Taguchi Hiro, vingt ans, n'est pas sorti de chez ses parents depuis deux ans. Ceux-ci, bien que honteux, ont fini par accepter cette non-présence. Il s'arrête dans un parc où il se rendait souvent enfant et s'assoit sur un banc. Il y retourne pendant plusieurs jours.

Jusqu'à ce qu'un salaryman, en l'occurrence Ohara Tetsu, vient s'asseoir sur le banc d'en face. Celui-ci vient de perdre son emploi et n'a pas osé le dire à sa femme. Il fait donc semblant chaque matin de partir travailler, avec son bento.

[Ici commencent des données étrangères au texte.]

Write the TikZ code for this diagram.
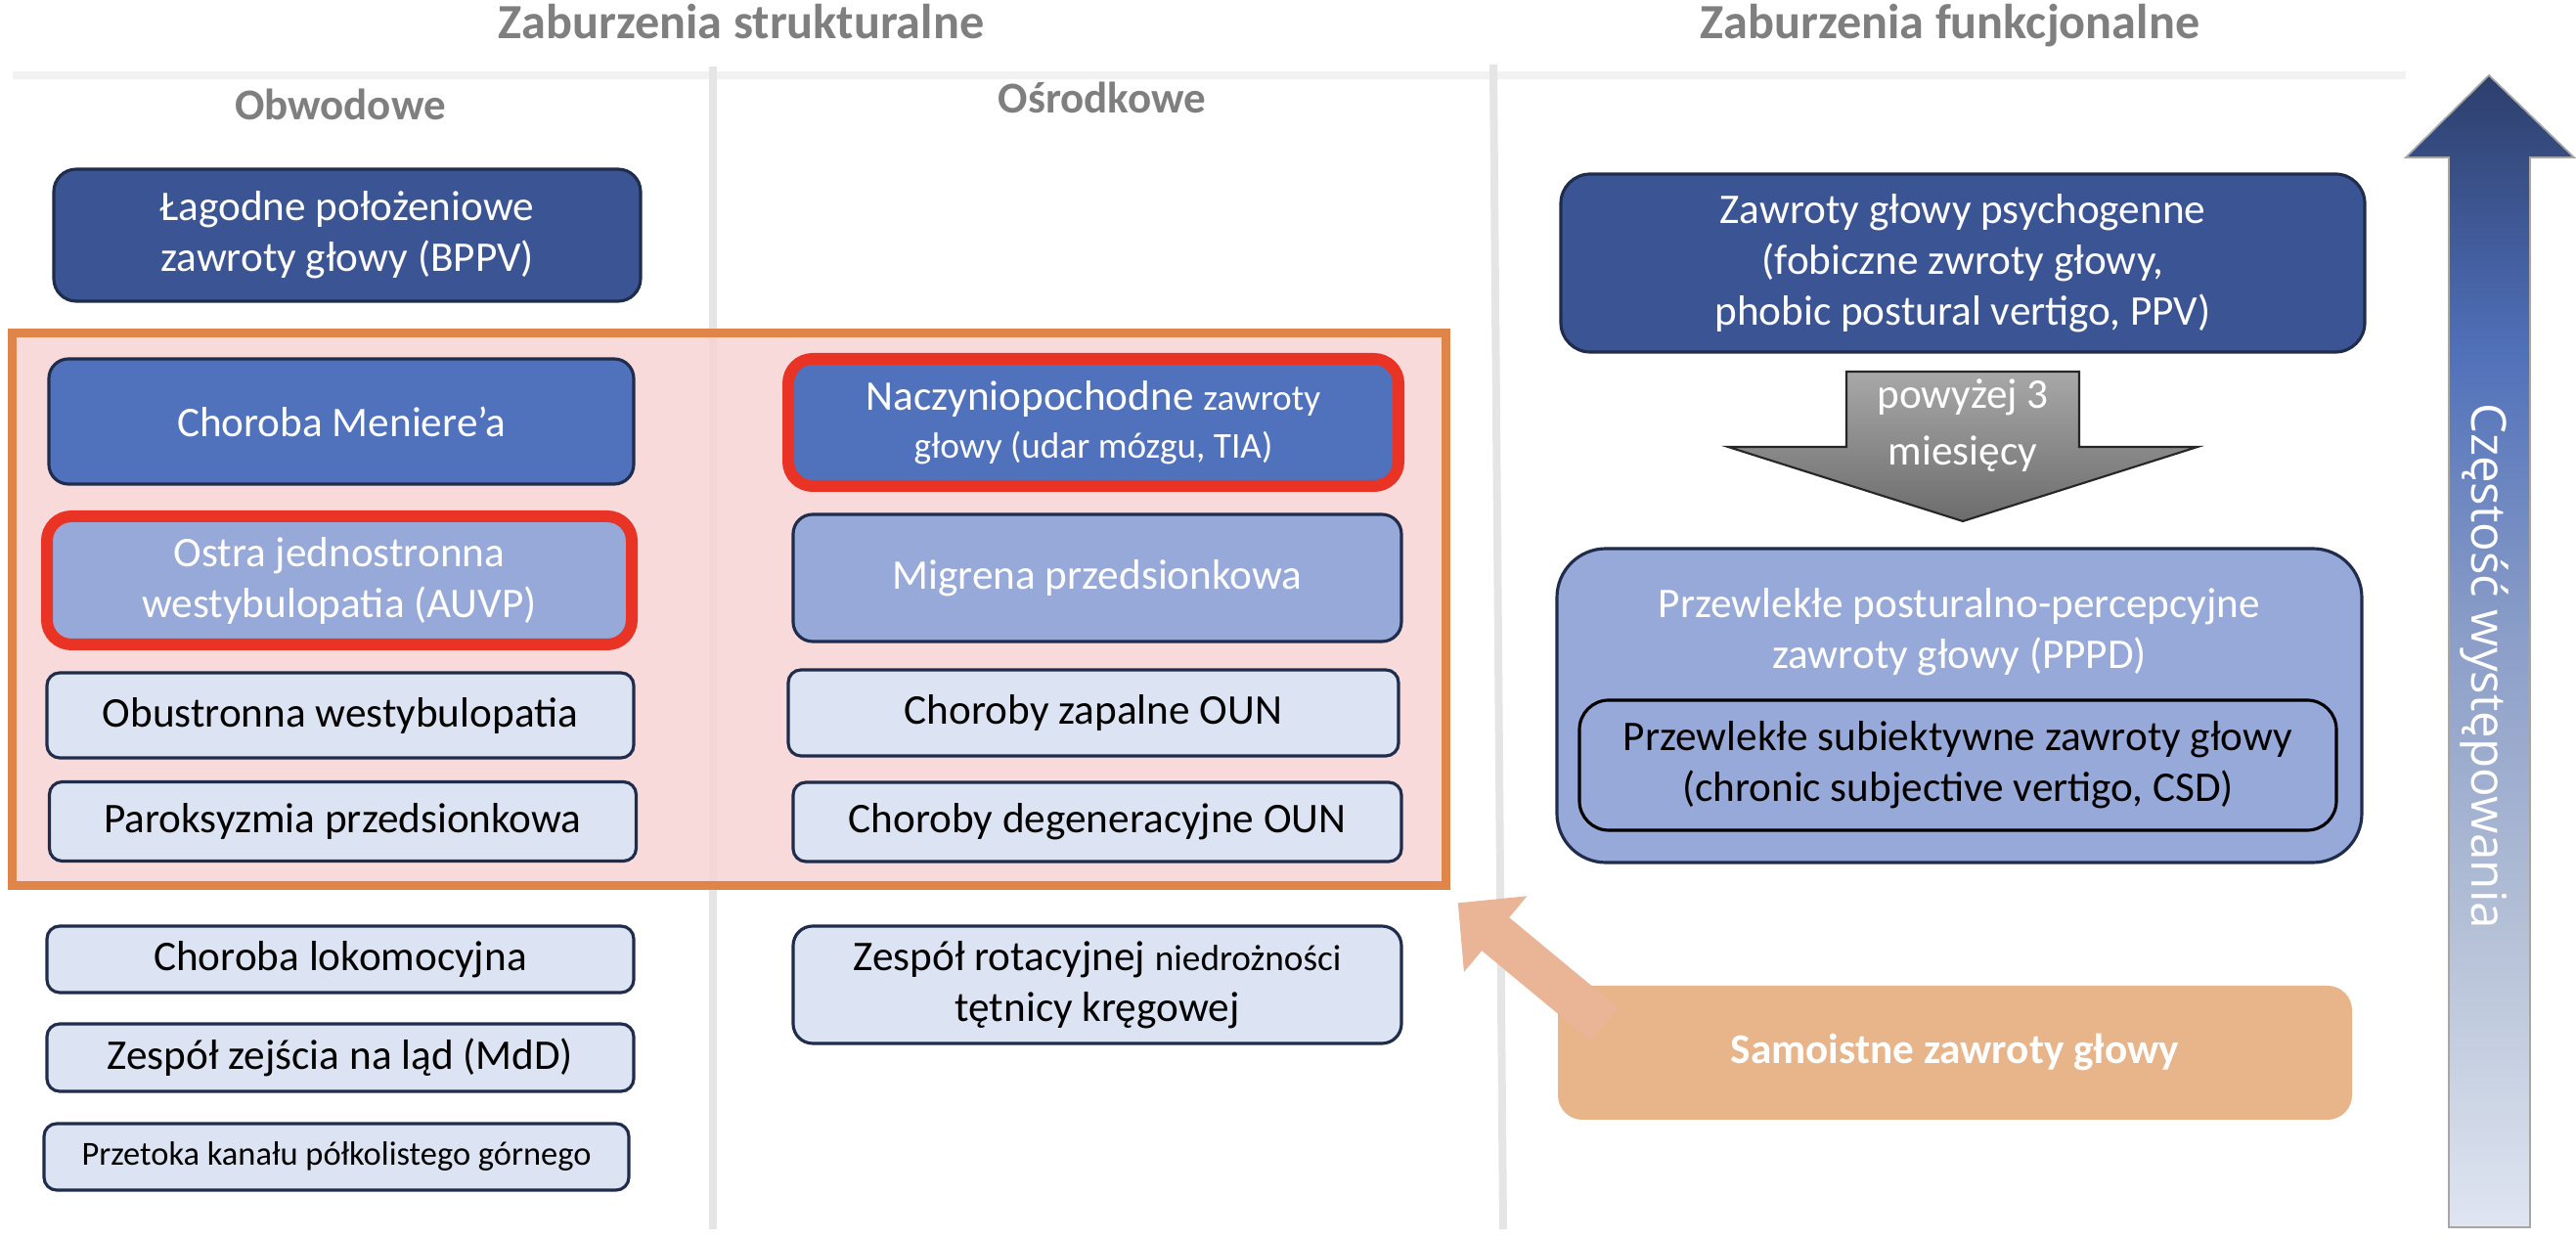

Taguchi Hiro ne veut lier aucun lien, tirailler par l'angoisse de devenir adulte et pourtant, progressivement, les deux hommes vont entamer une inhabituelle amitié cimentée par leurs drames personnels. Entre les confidences de l'homme qui a perdu sa dignité et celles de celui qui ne veut rien gagner à grandir, le lecteur ne pourra que compatir.

Un premier roman intimiste et mélancolique qui mériterait un meilleur coup de projecteur.

-L'extraordinaire voyage du Fakir qui était resté coincé dans une armoire Ikea, Romain Puértolas, Le Dilettante, 19€.
-Le Premier vrai mensonge, Marina Mander, Presses de la Cité, 16€. Traduit de l'italien par Diane Ménard.
-La Cravate, Milena Michiko Flasar, Editions de L'Olivier, 18,50€. Traduit de l'allemand (Autriche) par Olivier Mannoni.